Me resulta paradójico que el tiempo que paso en la naturaleza me dé tanta paz, siendo que vengo aquí como predador. Sin embargo, de este modo me siento incluido en el ciclo natural de la vida. Los animales que cazo son también presa de animales predadores o mueren atropellados por vehículos en la carretera o mueren de hambre si se vuelven demasiado numerosos. Experimento de primera mano de dónde proviene la carne que consumimos y comparto esta experiencia con otras personas.

Este año, pasé el último amanecer de la temporada parado en el mismo campo donde pacía un ciervo joven al que, después de acecharlo, decidí dejarlo crecer, aun cuando lo tuve a muy buena distancia de tiro. Observé cómo se alimentaba y, en un momento, levantó la cabeza y quedó mirándome directo a los ojos. Permanecimos así unos minutos hasta que me distrajo algo que se movió a mi derecha, y entonces tuve una gratificación aún mayor: un zorro rojo, la cola casi tan larga como su cuerpo, andaba de cacería y pasó silencioso muy cerca de mí antes de volverse y desaparecer porque ya había despuntado el día.
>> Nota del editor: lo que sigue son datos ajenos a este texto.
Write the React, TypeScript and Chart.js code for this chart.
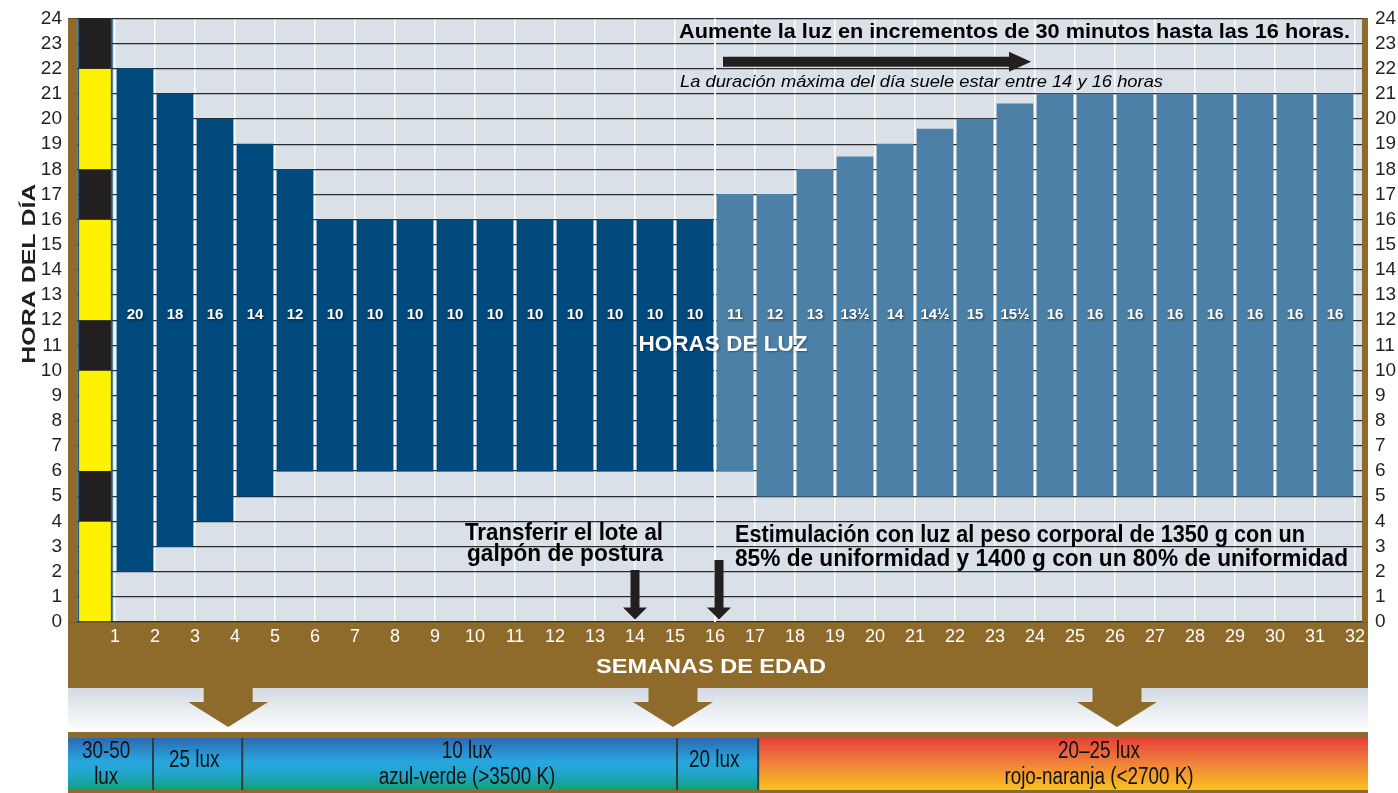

Momentos como este me acompañan por siempre y los revivo en mi mente cuando necesito escapar del ruido de la vida cotidiana. Me gustaría que todo el mundo pudiera sentir esta conexión revitalizante con la creación. Algunos la experimentan haciendo una caminata con vista a la montaña o pasando tiempo a orillas de un arroyo; otros viven esa conexión en la caza o la pesca. Es un privilegio que debemos custodiar responsablemente y pasarlo a la siguiente generación, junto con el respeto, la humildad y gratitud que caracterizan al espíritu de un auténtico cazador.